We placed a summit register can in a hole in the snow. Attached to a picket, we left one of our expedition flags: a white pennant with three penguins roped together, proceeding up a mountainside in a jaunty style. To the north rose Gardner, big, snowy and symmetrical. To the south, Mt. Shinn faded into insignificance against the Vinson Massif, and the unclimbed Mt. Epperly formed a steep, unfriendly shield of crenelated rock. it was hard to tell which summit was which: each high point along the spine of the ridge partly shielded the others. But I recognized mountains in the northern heritage Range that i hadn’t seen for three years–which we called “Tent,” “Windy Peak” and “Pimple Nunatak”– small points of orientation like a chain of islands across a sea of white.

The wind picked up, bringing a ferocious cold. It was time to descend. We down climbed the top two pitches and began a long series of rappels, fighting the ropes, which snarled and tangled each time we threw them. During a short rest, we made our 9 p.m. radio contact with Camp II. We were relieved to hear Sam Silverstein’s gravelly voice through the static: he’d been just as attentive to keeping its batteries warm as we had with ours. Not for the first time on the expedition, we gave thanks for Antarctica’s strong midnight sun. We were still a long way out from shelter.

At midnight, we stopped to finish the last few sips of Jello and split a chocolate bar, just enough food to keep us going in the cold. Then we cramponed down the final couloir and dragged ourselves back up the glacier to our little tent, arriving at 1:30 a.m., sore of foot and leg, and very, very thirsty. The altimeter read 14,580 feet, just as it had before. We took off our crampons, climbed into the tent and started the stove. Snug in our sleeping bags, we drank as fast as we could thaw pieces of ice.
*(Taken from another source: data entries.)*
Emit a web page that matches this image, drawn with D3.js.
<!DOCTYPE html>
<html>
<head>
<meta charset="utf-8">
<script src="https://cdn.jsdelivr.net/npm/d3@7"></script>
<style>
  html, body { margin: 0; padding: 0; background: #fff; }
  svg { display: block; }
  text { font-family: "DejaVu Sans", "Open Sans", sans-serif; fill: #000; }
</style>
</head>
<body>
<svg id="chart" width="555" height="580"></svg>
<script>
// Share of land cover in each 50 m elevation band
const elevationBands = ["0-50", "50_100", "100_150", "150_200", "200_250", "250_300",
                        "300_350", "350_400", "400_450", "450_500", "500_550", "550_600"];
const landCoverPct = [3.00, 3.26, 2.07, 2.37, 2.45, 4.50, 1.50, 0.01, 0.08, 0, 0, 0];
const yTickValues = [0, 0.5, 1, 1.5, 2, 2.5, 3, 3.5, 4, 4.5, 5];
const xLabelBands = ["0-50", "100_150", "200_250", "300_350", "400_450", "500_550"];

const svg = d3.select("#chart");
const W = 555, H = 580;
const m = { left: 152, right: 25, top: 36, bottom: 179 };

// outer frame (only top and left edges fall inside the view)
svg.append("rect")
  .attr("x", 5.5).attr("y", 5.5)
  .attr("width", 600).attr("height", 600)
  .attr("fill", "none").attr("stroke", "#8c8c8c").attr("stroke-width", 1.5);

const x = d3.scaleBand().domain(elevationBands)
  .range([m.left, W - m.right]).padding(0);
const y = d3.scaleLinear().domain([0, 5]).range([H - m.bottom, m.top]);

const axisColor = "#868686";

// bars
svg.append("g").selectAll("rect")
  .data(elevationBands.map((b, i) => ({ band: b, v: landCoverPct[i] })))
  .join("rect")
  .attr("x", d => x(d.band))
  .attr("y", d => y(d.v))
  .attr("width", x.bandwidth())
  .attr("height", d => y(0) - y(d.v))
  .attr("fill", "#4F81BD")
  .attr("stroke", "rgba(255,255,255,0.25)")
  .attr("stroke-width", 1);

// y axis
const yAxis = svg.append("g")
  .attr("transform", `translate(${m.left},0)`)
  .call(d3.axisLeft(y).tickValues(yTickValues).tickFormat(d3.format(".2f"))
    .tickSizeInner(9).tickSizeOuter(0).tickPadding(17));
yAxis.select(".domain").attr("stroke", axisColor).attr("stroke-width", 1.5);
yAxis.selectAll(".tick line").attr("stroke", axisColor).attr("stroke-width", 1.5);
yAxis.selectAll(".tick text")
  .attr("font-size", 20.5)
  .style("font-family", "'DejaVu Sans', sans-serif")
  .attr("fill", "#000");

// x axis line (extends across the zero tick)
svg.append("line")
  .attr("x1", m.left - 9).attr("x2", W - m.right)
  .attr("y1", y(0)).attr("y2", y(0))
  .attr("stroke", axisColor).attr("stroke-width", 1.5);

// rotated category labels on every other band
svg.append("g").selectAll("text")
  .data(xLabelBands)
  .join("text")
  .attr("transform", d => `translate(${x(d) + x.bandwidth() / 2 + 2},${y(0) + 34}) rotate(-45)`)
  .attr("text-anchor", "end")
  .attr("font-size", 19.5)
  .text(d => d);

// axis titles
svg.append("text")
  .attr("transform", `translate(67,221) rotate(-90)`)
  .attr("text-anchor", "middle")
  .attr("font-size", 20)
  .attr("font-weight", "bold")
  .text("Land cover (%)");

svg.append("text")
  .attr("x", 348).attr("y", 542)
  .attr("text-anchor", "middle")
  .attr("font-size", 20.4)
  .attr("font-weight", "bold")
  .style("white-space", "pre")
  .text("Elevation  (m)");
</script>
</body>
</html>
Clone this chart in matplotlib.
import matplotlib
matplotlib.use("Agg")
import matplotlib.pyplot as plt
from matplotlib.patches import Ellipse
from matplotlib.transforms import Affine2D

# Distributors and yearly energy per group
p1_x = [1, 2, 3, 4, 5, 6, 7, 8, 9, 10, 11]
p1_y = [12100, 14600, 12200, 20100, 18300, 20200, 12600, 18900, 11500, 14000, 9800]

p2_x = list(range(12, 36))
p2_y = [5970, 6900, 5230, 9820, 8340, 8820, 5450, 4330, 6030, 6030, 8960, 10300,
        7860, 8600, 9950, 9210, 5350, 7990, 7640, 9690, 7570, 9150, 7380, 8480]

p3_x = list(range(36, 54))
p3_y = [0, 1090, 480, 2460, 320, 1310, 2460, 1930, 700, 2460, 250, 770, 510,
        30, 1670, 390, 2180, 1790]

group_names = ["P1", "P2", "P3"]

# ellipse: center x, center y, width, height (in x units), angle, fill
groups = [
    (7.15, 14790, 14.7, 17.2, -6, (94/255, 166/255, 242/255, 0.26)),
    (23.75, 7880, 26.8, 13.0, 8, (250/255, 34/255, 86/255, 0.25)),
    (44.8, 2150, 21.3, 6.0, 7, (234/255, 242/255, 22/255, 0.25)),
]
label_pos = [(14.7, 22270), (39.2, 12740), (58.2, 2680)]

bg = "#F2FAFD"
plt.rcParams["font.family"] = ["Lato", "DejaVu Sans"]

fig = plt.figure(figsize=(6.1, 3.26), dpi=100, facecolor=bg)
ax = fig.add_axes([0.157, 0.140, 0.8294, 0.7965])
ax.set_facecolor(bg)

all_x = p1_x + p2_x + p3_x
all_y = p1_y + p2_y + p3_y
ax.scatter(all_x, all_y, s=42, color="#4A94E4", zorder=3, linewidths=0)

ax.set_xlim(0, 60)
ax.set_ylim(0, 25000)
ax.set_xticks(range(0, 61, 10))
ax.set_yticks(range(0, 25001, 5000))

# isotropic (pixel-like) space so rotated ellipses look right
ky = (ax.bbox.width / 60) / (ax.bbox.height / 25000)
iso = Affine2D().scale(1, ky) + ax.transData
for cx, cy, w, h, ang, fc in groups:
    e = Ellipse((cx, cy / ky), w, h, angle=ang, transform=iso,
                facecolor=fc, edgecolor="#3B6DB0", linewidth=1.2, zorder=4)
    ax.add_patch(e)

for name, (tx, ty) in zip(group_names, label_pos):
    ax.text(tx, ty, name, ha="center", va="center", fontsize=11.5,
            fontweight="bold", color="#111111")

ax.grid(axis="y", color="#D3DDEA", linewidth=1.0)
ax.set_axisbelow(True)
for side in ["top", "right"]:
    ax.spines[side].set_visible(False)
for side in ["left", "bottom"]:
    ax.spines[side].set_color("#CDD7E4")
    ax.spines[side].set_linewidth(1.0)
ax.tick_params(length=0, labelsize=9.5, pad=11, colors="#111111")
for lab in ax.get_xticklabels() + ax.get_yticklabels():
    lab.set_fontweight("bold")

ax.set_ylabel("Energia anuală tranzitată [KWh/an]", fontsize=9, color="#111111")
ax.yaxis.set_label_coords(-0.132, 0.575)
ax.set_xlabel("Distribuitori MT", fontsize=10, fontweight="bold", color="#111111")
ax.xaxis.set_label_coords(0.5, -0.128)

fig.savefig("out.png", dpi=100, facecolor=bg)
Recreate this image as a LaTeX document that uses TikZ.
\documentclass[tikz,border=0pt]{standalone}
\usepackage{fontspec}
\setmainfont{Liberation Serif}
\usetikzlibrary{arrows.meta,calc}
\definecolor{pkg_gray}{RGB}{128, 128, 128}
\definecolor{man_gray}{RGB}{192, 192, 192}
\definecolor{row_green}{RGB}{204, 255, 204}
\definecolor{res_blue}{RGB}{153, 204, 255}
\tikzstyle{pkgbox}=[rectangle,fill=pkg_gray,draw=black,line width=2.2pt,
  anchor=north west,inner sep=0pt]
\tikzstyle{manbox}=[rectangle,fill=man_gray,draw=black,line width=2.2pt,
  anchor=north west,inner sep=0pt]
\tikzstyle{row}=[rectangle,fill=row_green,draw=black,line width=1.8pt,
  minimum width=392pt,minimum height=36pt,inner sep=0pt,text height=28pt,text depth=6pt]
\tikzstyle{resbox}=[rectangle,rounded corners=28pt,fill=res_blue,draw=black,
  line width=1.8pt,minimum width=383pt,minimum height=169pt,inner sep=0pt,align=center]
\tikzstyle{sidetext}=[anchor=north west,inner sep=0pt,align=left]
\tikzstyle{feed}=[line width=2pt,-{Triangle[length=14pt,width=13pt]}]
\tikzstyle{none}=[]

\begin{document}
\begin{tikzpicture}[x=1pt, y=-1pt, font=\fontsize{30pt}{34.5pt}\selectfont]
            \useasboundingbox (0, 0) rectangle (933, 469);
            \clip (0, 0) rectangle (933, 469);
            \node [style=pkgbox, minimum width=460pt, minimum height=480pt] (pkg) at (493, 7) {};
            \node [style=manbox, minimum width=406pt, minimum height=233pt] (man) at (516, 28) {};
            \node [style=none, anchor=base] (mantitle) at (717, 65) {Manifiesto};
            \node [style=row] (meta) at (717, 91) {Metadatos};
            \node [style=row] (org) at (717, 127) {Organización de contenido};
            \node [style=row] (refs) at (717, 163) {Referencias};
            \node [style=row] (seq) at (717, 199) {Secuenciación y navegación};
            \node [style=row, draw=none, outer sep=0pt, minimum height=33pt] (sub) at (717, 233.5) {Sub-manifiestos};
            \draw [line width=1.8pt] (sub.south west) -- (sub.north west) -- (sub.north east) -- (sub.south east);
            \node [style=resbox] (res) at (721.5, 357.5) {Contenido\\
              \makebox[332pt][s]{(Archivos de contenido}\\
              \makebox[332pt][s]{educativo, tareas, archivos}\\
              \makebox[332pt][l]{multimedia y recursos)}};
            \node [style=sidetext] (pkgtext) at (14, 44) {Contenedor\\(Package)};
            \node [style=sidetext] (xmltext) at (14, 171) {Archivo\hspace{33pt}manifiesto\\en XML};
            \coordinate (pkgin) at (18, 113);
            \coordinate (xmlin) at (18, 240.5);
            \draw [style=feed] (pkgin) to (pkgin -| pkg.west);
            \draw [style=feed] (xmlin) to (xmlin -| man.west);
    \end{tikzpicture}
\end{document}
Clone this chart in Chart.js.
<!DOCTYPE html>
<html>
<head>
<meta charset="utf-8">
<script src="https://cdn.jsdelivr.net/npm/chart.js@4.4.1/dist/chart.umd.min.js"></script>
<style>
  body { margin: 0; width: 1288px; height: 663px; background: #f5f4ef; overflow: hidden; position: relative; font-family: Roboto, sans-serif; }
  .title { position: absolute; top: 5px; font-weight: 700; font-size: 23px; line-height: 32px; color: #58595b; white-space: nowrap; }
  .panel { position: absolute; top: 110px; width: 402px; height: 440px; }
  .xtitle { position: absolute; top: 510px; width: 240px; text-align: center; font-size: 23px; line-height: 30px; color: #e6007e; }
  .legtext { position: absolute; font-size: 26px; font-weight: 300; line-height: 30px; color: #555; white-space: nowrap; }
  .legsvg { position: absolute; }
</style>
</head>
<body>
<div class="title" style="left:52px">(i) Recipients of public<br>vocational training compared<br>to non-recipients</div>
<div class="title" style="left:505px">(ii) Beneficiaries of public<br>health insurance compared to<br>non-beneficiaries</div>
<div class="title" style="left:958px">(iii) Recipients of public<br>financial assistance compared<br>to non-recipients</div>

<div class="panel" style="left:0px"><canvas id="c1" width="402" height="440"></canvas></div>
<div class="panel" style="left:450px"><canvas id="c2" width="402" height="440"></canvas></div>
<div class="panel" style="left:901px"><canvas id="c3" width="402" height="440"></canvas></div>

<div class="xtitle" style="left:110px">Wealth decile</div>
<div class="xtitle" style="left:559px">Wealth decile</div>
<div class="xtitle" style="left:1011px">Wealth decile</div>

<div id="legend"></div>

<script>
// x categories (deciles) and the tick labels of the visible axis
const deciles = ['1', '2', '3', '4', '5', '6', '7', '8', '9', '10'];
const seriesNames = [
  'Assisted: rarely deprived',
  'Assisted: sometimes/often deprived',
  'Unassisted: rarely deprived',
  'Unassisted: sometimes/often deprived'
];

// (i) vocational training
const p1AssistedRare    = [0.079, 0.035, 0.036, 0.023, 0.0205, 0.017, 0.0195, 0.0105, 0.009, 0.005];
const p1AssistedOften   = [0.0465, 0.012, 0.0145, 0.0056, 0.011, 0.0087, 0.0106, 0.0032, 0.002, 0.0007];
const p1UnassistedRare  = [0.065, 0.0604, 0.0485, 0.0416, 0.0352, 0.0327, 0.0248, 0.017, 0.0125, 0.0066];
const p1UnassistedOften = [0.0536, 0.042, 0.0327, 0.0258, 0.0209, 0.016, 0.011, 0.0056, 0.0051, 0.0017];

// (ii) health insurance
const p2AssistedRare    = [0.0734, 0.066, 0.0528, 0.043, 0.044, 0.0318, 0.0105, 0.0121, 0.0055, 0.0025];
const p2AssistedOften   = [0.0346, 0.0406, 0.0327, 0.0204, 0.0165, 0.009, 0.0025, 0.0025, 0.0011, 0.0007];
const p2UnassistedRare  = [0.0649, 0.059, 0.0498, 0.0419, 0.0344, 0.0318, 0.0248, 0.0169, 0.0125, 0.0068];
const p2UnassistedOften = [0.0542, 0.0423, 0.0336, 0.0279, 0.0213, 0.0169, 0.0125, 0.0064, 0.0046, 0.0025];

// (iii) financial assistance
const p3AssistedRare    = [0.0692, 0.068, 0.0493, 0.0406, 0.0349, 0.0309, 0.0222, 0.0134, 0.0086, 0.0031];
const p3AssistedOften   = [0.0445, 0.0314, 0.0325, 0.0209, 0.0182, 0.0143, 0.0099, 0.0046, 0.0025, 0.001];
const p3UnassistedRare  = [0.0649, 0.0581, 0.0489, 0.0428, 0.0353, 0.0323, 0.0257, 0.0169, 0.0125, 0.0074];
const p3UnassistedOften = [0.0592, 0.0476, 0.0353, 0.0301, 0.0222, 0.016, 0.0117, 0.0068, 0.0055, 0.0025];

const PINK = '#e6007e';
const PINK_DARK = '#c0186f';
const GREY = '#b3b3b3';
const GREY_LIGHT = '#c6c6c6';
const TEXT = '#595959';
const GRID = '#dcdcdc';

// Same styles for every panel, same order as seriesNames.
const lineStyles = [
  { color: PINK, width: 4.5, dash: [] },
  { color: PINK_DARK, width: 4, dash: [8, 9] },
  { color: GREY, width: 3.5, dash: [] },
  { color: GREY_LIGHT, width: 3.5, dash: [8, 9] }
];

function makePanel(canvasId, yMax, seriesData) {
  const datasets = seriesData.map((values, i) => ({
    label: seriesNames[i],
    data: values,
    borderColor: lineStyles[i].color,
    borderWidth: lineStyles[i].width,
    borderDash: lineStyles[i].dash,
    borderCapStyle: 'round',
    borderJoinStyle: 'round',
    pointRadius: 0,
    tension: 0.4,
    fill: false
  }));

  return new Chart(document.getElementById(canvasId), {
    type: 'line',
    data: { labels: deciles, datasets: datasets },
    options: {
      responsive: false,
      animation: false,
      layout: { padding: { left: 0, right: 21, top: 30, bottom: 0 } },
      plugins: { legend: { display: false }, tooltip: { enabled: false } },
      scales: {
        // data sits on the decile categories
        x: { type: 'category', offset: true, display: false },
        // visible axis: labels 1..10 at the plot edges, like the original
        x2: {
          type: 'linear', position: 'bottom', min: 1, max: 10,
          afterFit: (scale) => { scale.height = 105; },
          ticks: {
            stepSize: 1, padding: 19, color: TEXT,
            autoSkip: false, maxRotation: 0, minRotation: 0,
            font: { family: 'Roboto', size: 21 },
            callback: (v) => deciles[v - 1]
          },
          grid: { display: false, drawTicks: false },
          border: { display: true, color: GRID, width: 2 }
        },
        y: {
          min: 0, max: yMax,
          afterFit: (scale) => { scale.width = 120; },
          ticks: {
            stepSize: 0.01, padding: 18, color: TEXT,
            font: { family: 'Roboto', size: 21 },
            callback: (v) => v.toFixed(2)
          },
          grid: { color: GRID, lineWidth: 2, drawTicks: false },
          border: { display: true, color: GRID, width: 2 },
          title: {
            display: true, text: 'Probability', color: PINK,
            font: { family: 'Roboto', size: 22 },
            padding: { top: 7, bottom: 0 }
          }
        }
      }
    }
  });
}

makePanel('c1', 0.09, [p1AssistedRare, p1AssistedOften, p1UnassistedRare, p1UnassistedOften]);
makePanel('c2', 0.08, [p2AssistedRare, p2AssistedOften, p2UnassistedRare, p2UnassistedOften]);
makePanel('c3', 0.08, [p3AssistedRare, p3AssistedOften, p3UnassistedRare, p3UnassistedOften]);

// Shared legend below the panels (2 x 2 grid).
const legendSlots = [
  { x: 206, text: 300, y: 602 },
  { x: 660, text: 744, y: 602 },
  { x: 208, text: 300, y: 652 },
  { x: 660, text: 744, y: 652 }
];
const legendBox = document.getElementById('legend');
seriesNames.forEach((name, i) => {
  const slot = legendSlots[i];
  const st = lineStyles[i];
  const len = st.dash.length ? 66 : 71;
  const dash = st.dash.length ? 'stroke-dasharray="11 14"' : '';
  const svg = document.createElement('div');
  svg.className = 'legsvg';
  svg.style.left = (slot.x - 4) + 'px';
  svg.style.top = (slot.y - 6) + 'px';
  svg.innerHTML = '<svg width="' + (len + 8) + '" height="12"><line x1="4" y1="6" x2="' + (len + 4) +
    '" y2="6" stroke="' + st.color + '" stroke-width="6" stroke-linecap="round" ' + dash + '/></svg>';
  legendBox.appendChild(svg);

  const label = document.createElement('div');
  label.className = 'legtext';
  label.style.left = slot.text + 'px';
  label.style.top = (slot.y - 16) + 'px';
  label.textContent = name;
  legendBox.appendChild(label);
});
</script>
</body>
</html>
We made orange juice and ate prunes, nearly all the food we had left. “We did it,” I wrote in my journal, “by an incredible series of fortuitous guesses, strenuous efforts and– most of all–dumb luck.”

Barry and I dozed fitfully until about 11:30 a.m. when we started melting water again. Into this liquid, we dissolved some pudding powder and consumed it with our last tin of bacon. I radioed Sam and told him we’d greatly appreciate it if he and Dick could have food and drink ready at Camp II. We packed up everything, leaving behind only an anchor piton in the rock at our campsite: a speck of gun-black metal in grey quartzite, lost amid the vast, white ice. We thought this chrome-moly prize would be a fitting souvenir for anyone who might pass by this seldom-visited place. They would have to know that no one could have left it but us.

December 2006, Mt. Vinson Base Camp. Left to right: Eiichi Fukushima, John Evans, Sam Silverstein and Brian Marts.